Iraq News
Security

Tribes and police take over Fallujah's security

By Khalid al-Taie

Iraqi forces from the Fallujah Shield Brigade are part of the joint security effort to protect the city following the defeat of the 'Islamic State of Iraq and the Levant'. [Photo courtesy of the Fallujah Shield Brigade Facebook page]

Iraqi forces from the Fallujah Shield Brigade are part of the joint security effort to protect the city following the defeat of the 'Islamic State of Iraq and the Levant'. [Photo courtesy of the Fallujah Shield Brigade Facebook page]

Tribal fighters and local police have started managing security in the Anbar city of Fallujah, which was liberated at the end of June from the "Islamic State of Iraq and the Levant" (ISIL).

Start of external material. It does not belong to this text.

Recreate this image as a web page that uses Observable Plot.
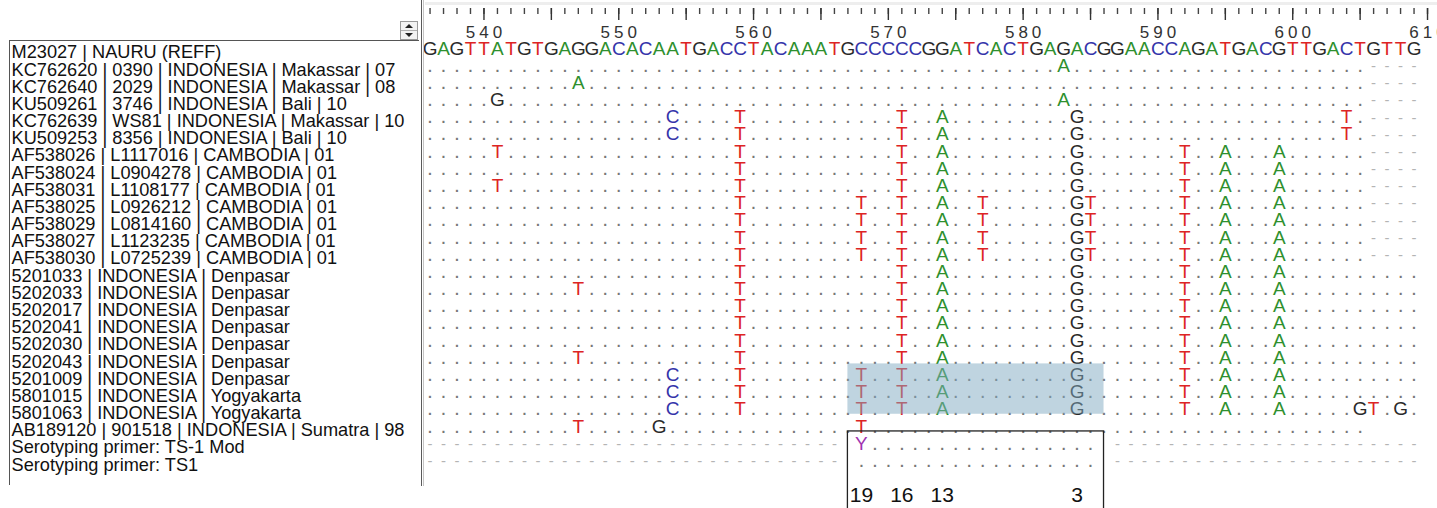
<!DOCTYPE html>
<html>
<head>
<meta charset="utf-8">
<script src="https://cdn.jsdelivr.net/npm/d3@7"></script>
<script src="https://cdn.jsdelivr.net/npm/@observablehq/plot@0.6"></script>
<style>
html,body{margin:0;padding:0;background:#fff;overflow:hidden;}
#wrap{position:relative;width:1437px;height:508px;font-family:"Liberation Sans",Arial,sans-serif;}
#ruler,#main{position:absolute;left:0;}
#ruler{top:0;}
#main{top:26px;}
#ruler svg,#main svg{display:block;}
#ruler text{letter-spacing:4px;}
.chrome{position:absolute;pointer-events:none;box-sizing:border-box;}
#topline{left:425px;top:2px;width:1012px;height:3px;background:#eeeeee;}
#splitter{left:421px;top:0;width:3px;height:486px;border-left:1px solid #5a5a5a;border-right:1px solid #c4c4c4;}
#listbox{left:9px;top:40px;width:410px;height:445px;border-top:1px solid #555;border-left:1px solid #555;}
#spin{left:400px;top:21px;width:18px;height:19px;border:1px solid #9a9a9a;background:#f3f3f3;}
#spin .mid{position:absolute;left:0;top:8px;width:16px;height:0;border-top:1px solid #b0b0b0;}
#spin .up{position:absolute;left:4px;top:2px;width:0;height:0;border-left:4px solid transparent;border-right:4px solid transparent;border-bottom:4px solid #222;}
#spin .down{position:absolute;left:4px;top:11px;width:0;height:0;border-left:4px solid transparent;border-right:4px solid transparent;border-top:4px solid #222;}
</style>
</head>
<body>
<div id="wrap">
  <div id="ruler"></div>
  <div id="main"></div>
  <div class="chrome" id="topline"></div>
  <div class="chrome" id="splitter"></div>
  <div class="chrome" id="listbox"></div>
  <div class="chrome" id="spin"><div class="up"></div><div class="mid"></div><div class="down"></div></div>
</div>
<script>
// ---------------- data ----------------
const startPos = 536;
const refSeq = "GAGTTATGTGAGGACACAATGACCTACAAATGCCCCCGGATCACTGAGACGGAACCAGATGACGTTGACTGTTG";

const rowLabels = [
  "M23027 | NAURU (REFF)",
  "KC762620 | 0390 | INDONESIA | Makassar | 07",
  "KC762640 | 2029 | INDONESIA | Makassar | 08",
  "KU509261 | 3746 | INDONESIA | Bali | 10",
  "KC762639 | WS81 | INDONESIA | Makassar | 10",
  "KU509253 | 8356 | INDONESIA | Bali | 10",
  "AF538026 | L1117016 | CAMBODIA | 01",
  "AF538024 | L0904278 | CAMBODIA | 01",
  "AF538031 | L1108177 | CAMBODIA | 01",
  "AF538025 | L0926212 | CAMBODIA | 01",
  "AF538029 | L0814160 | CAMBODIA | 01",
  "AF538027 | L1123235 | CAMBODIA | 01",
  "AF538030 | L0725239 | CAMBODIA | 01",
  "5201033 | INDONESIA | Denpasar",
  "5202033 | INDONESIA | Denpasar",
  "5202017 | INDONESIA | Denpasar",
  "5202041 | INDONESIA | Denpasar",
  "5202030 | INDONESIA | Denpasar",
  "5202043 | INDONESIA | Denpasar",
  "5201009 | INDONESIA | Denpasar",
  "5801015 | INDONESIA | Yogyakarta",
  "5801063 | INDONESIA | Yogyakarta",
  "AB189120 | 901518 | INDONESIA | Sumatra | 98",
  "Serotyping primer: TS-1 Mod",
  "Serotyping primer: TS1"
];

// kind of each row: how far the aligned sequence reaches
const rowKinds = ["ref",
  "short","short","short","short","short","short","short","short","short","short","short","short",
  "full","full","full","full","full","full","full","full","full",
  "partial","primer","primer"];

// differences from the reference: position + base
const rowVariants = [
  "",
  "583A",
  "547A",
  "541G 583A",
  "554C 559T 571T 574A 584G 604T",
  "554C 559T 571T 574A 584G 604T",
  "541T 559T 571T 574A 584G 592T 595A 599A",
  "559T 571T 574A 584G 592T 595A 599A",
  "541T 559T 571T 574A 584G 592T 595A 599A",
  "559T 568T 571T 574A 577T 584G 585T 592T 595A 599A",
  "559T 568T 571T 574A 577T 584G 585T 592T 595A 599A",
  "559T 568T 571T 574A 577T 584G 585T 592T 595A 599A",
  "559T 568T 571T 574A 577T 584G 585T 592T 595A 599A",
  "559T 571T 574A 584G 592T 595A 599A",
  "547T 559T 571T 574A 584G 592T 595A 599A",
  "559T 571T 574A 584G 592T 595A 599A",
  "559T 571T 574A 584G 592T 595A 599A",
  "559T 571T 574A 584G 592T 595A 599A",
  "547T 559T 571T 574A 584G 592T 595A 599A",
  "554C 559T 568T 571T 574A 584G 592T 595A 599A",
  "554C 559T 568T 571T 574A 584G 592T 595A 599A",
  "554C 559T 568T 571T 574A 584G 592T 595A 599A 605G 606T 608G",
  "547T 553G 568T",
  "568Y",
  ""
];

const alignedEnd = {short: 605, full: 609, partial: 605};
const primerSpan = [567, 586];       // boxed primer region
const primerDots = [568, 585];
const highlightRows = [19, 21];
const primerNumbers = [19, 16, 13, 3];
const primerNumberPos = [568, 571, 574, 584];
const primerNumberRow = 26;

const minorTicks = d3.range(536, 611);
const majorTicks = d3.range(540, 611, 5);
const labelTicks = [540, 550, 560, 570, 580, 590, 600, 610];

const bases = ["A", "C", "G", "T", "Y"];
const baseColors = ["#2e902e", "#3434aa", "#2a2a2a", "#dd2424", "#a033b0"];

// ---------------- build cells ----------------
const cells = [], dots = [], dashes = [];
rowLabels.forEach((_, r) => {
  const kind = rowKinds[r];
  const vmap = new Map(rowVariants[r].split(" ").filter(Boolean).map(t => [+t.slice(0, -1), t.slice(-1)]));
  for (let i = 0; i < refSeq.length; i++) {
    const pos = startPos + i;
    if (kind === "ref") { cells.push({row: r, pos, base: refSeq[i]}); continue; }
    if (vmap.has(pos)) { cells.push({row: r, pos, base: vmap.get(pos)}); continue; }
    if (kind === "primer") {
      if (pos >= primerDots[0] && pos <= primerDots[1]) dots.push({row: r, pos});
      else if (pos < primerSpan[0] || pos > primerSpan[1]) dashes.push({row: r, pos});
    } else if (pos <= alignedEnd[kind]) {
      dots.push({row: r, pos});
    } else if (kind === "short") {
      dashes.push({row: r, pos});
    }
  }
});

const xDomain = [535.44, 610.74];
const font = "'Liberation Sans', Arial, sans-serif";

// ---------------- ruler ----------------
const ruler = Plot.plot({
  width: 1437, height: 46,
  marginLeft: 422, marginRight: 0, marginTop: 0, marginBottom: 38,
  x: {domain: xDomain, axis: null},
  style: {fontFamily: font, background: "transparent"},
  marks: [
    Plot.axisX(minorTicks, {anchor: "bottom", tickSize: 6, tickFormat: () => "", stroke: "#444", strokeWidth: 1.4, label: null}),
    Plot.axisX(majorTicks, {anchor: "bottom", tickSize: 12, tickFormat: () => "", stroke: "#333", strokeWidth: 1.4, label: null}),
    Plot.axisX(labelTicks, {anchor: "bottom", tickSize: 0, tickPadding: 17, fontSize: 17, fill: "#333", dx: 2, label: null, tickFormat: d => String(d)})
  ]
});
document.getElementById("ruler").appendChild(ruler);

// ---------------- alignment ----------------
const main = Plot.plot({
  width: 1437, height: 482,
  marginLeft: 422, marginRight: 0, marginTop: 0, marginBottom: 0,
  x: {domain: xDomain, axis: null},
  y: {domain: [0, 24], range: [22, 434.3], axis: null},
  color: {type: "ordinal", domain: bases, range: baseColors},
  style: {fontFamily: font, background: "transparent"},
  marks: [
    Plot.axisY(d3.range(rowLabels.length), {
      anchor: "left", tickSize: 0, tickFormat: i => rowLabels[i],
      textAnchor: "start", dx: -402, dy: 4, fontSize: 18.2, fill: "#111", label: null
    }),
    Plot.text(dots, {x: "pos", y: "row", text: () => ".", fill: "#777", fontSize: 14, fontWeight: "bold", dy: 1.6}),
    Plot.text(dashes, {x: "pos", y: "row", text: () => "-", fill: "#b4b4b4", fontSize: 15, dy: 0.5}),
    Plot.text(cells, {x: "pos", y: "row", text: "base", fill: "base", fontSize: 19}),
    Plot.rect([{x1: primerSpan[0], x2: primerSpan[1], y1: highlightRows[0], y2: highlightRows[1]}],
      {x1: "x1", x2: "x2", y1: "y1", y2: "y2", insetTop: -11, insetBottom: -5, fill: "#7fa9c2", fillOpacity: 0.5}),
    Plot.rect([{x1: primerSpan[0], x2: primerSpan[1], y1: 22, y2: 27.5}],
      {x1: "x1", x2: "x2", y1: "y1", y2: "y2", insetTop: 5, fill: "none", stroke: "#222", strokeWidth: 1.3}),
    Plot.text(primerNumbers.map((n, i) => ({n, pos: primerNumberPos[i], row: primerNumberRow})),
      {x: "pos", y: "row", text: d => String(d.n), fontSize: 21, fill: "#111"})
  ]
});
document.getElementById("main").appendChild(main);
</script>
</body>
</html>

Units of tribesmen and Anbar police have begun to take over responsibilities from the army and federal police, Anbar provincial council security committee member Rajeh Barakat al-Aifan told Mawtani last week.

"Four regiments from the Fallujah Shield Brigade, composed of tribal fighters, as well as local emergency forces belonging to the Anbar police command, have started entering the city of Fallujah to take over security there and hold the territory," he said.

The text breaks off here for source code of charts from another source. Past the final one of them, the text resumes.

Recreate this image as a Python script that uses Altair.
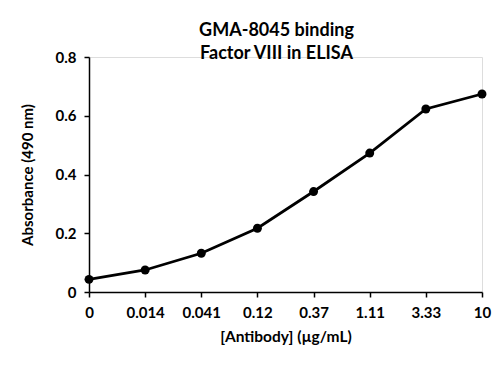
import altair as alt
import pandas as pd

concentrations = ["0", "0.014", "0.041", "0.12", "0.37", "1.11", "3.33", "10"]
absorbance = [0.043, 0.075, 0.132, 0.217, 0.342, 0.473, 0.623, 0.674]
y_ticks = [0, 0.2, 0.4, 0.6, 0.8]

df = pd.DataFrame({"conc": concentrations, "abs": absorbance})

FONT = "Lato"

base = alt.Chart(df).encode(
    x=alt.X(
        "conc:O",
        sort=concentrations,
        scale=alt.Scale(type="point", padding=0),
        axis=alt.Axis(
            title="[Antibody] (µg/mL)",
            labelAngle=0,
            labelFont=FONT, labelFontWeight="bold", labelFontSize=15, labelColor="#000",
            titleFont=FONT, titleFontWeight="bold", titleFontSize=15.5, titleColor="#000",
            domainColor="#000", domainWidth=1.5, tickColor="#000", tickWidth=1.5, tickSize=5,
            labelPadding=8, titlePadding=9, grid=False,
        ),
    ),
    y=alt.Y(
        "abs:Q",
        scale=alt.Scale(domain=[0, 0.8], nice=False, zero=True),
        axis=alt.Axis(
            title="Absorbance (490 nm)",
            values=y_ticks, format=".1~f",
            labelFont=FONT, labelFontWeight="bold", labelFontSize=15, labelColor="#000",
            titleFont=FONT, titleFontWeight="bold", titleFontSize=15, titleColor="#000",
            domainColor="#000", domainWidth=1.5, tickColor="#000", tickWidth=1.5, tickSize=5,
            labelPadding=8, titlePadding=20, grid=False,
        ),
    ),
)

line = base.mark_line(color="#000", strokeWidth=2.8)
pts = base.mark_circle(color="#000", size=80, opacity=1)

chart = (line + pts).properties(
    width=393,
    height=235,
    title=alt.TitleParams(
        text=["GMA-8045 binding", "Factor VIII in ELISA"],
        font=FONT, fontWeight="bold", fontSize=18, color="#000",
        anchor="middle", lineHeight=23, offset=-13, dx=-9,
    ),
    autosize=alt.AutoSizeParams(type="none"),
    padding={"left": 81, "top": 49, "right": 12, "bottom": 70},
).configure_view(stroke=None).configure(background="white")

chart.save("out.html", embed_options={"renderer": "svg", "actions": False})
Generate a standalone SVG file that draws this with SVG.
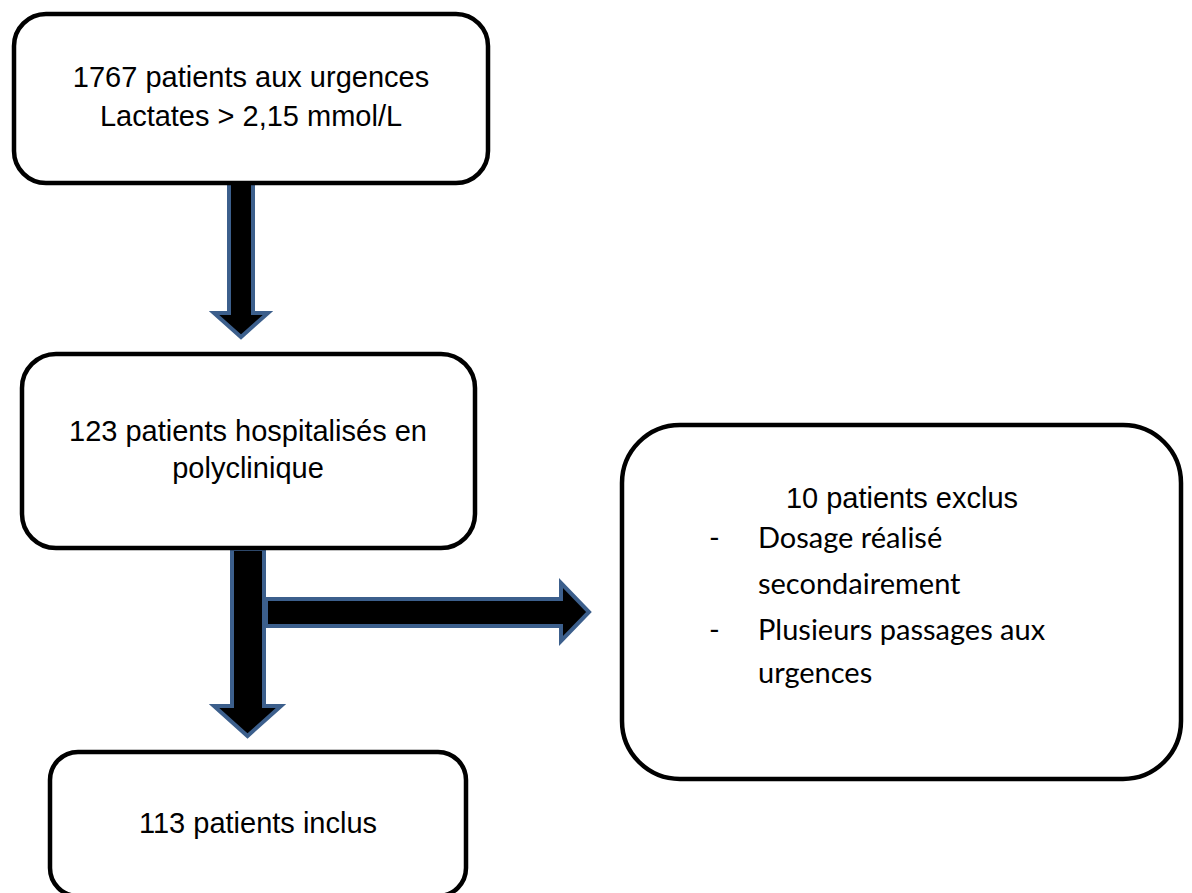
<svg xmlns="http://www.w3.org/2000/svg" width="1192" height="893" viewBox="0 0 1192 893">
<style>
.box{fill:#fff;stroke:#000;stroke-width:4.5}
.arr{fill:#000;stroke:#3C5F8C;stroke-width:4;stroke-linejoin:miter}
.t{font-family:"Liberation Sans",Arial,sans-serif;font-size:29px;fill:#000}
.c{font-family:Lato,"Open Sans",sans-serif;font-size:29px;fill:#000}
</style>
<rect width="1192" height="893" fill="#fff"/>
<g id="connectors">
<path class="arr" d="M229,183 H253 V313 H268 L241,337 L214,313 H229 Z"/>
<path class="arr" d="M266,599 H561 V583 L589,612 L561,641 V626 H266 Z"/>
<path class="arr" d="M232,549 H264 V706 H281 L247.5,736 L214,706 H232 Z"/>
</g>
<g id="n1">
<rect class="box" x="14" y="14" width="474" height="169" rx="32"/>
<text class="t" x="251" y="87" text-anchor="middle">1767 patients aux urgences</text>
<text class="t" x="251" y="126" text-anchor="middle">Lactates &gt; 2,15 mmol/L</text>
</g>
<g id="n2">
<rect class="box" x="22" y="354" width="453" height="194" rx="34"/>
<text class="t" x="248" y="441" text-anchor="middle">123 patients hospitalisés en</text>
<text class="t" x="248" y="478" text-anchor="middle">polyclinique</text>
</g>
<g id="n3">
<rect class="box" x="50" y="752" width="416" height="144" rx="28"/>
<text class="t" x="258" y="833" text-anchor="middle">113 patients inclus</text>
</g>
<g id="n4">
<rect class="box" x="622" y="425" width="559" height="354" rx="58"/>
<text class="t" x="902" y="508" text-anchor="middle">10 patients exclus</text>
<text class="c" x="709" y="548">-</text>
<text class="c" x="758" y="548">Dosage réalisé</text>
<text class="c" x="758" y="594">secondairement</text>
<text class="c" x="709" y="640">-</text>
<text class="c" x="758" y="640">Plusieurs passages aux</text>
<text class="c" x="758" y="683">urgences</text>
</g>
</svg>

Their primary mission will be to prevent ISIL fighters from returning to the city and to support the various efforts to restore security and stability, al-Aifan said.

The first step in the plan to protect Fallujah will be to reorganise and prepare all headquarters and main security positions in the city and to deploy police and tribal forces across all neighbourhoods and entrances, he said.

This is designed to "prevent terrorist infiltration and to protect the returning population's lives and property", he added.

Preparing for returning residents

Procedures for the return of displaced residents also have been initiated, al-Aifan said, with the first groups slated to return over the next month.

"We expect that some 2,000 families will return in the first batch, and every new group will return after its security is ensured, to be followed by another group and so forth, until all displaced families have returned," he said.

Service departments managing water, sewer and electricity last week started assessing the damage to Fallujah's infrastructure and "initiated reconstruction plans before residents return", he added.

"Also, the Defence Ministry's engineering effort is still continuing to defuse and remove the remaining improvised explosive devices (IEDs) and mines planted in the city by the terrorists," he said.

"Fallujah is secured at all entrances and surrounded by military forces on all sides, and ISIL's elements cannot infiltrate it," Fallujah mayor Issa al-Issawi told Mawtani.

"Our main concern now is to restore basic services such as water and electricity and to reconstruct hospitals and various service departments, since the return of displaced residents depends on restoring all those services and providing a safe environment to those returning," he said.

Clearing explosives from the city

"The military forces in Fallujah are currently working to complete the clearing of the city's neighbourhoods of IEDs," al-Issawi said. "Thousands of IEDs have so far been removed from the al-Askari, al-Shuhadaa, al-Dubat and al-Jughaifi neighbourhoods, and efforts in this regard are continuing."

Once the entire city is cleared of explosives, the second phase of the deployment plan will begin and "our units will stand shoulder to shoulder with the local police throughout Fallujah's neighbourhoods", said Brig. Gen. Majid Jayad Nayef, commander of the Fallujah Shield Brigade.

"The military forces are making great efforts to remove thousands of IEDs from streets and homes," he told Mawtani.

On Thursday (July 14th), he said, a booby-trapped house was defused in the city centre that "contained 163 IEDs and 40 bags of high-impact C-4 explosives, all connected with each other in a complex network".

"The Fallujah Shield Brigade's first regiment has embarked on the mission to hold the territory and is now deployed in the first stage in the area of al-Nuaimiya in southern Fallujah," he said.

"We are now keeping security in al-Nuaimiya sector in co-ordination and co-operation with the military forces of the 1st Rapid Intervention Division's 2nd Brigade, which is in charge of that sector," Nayef said.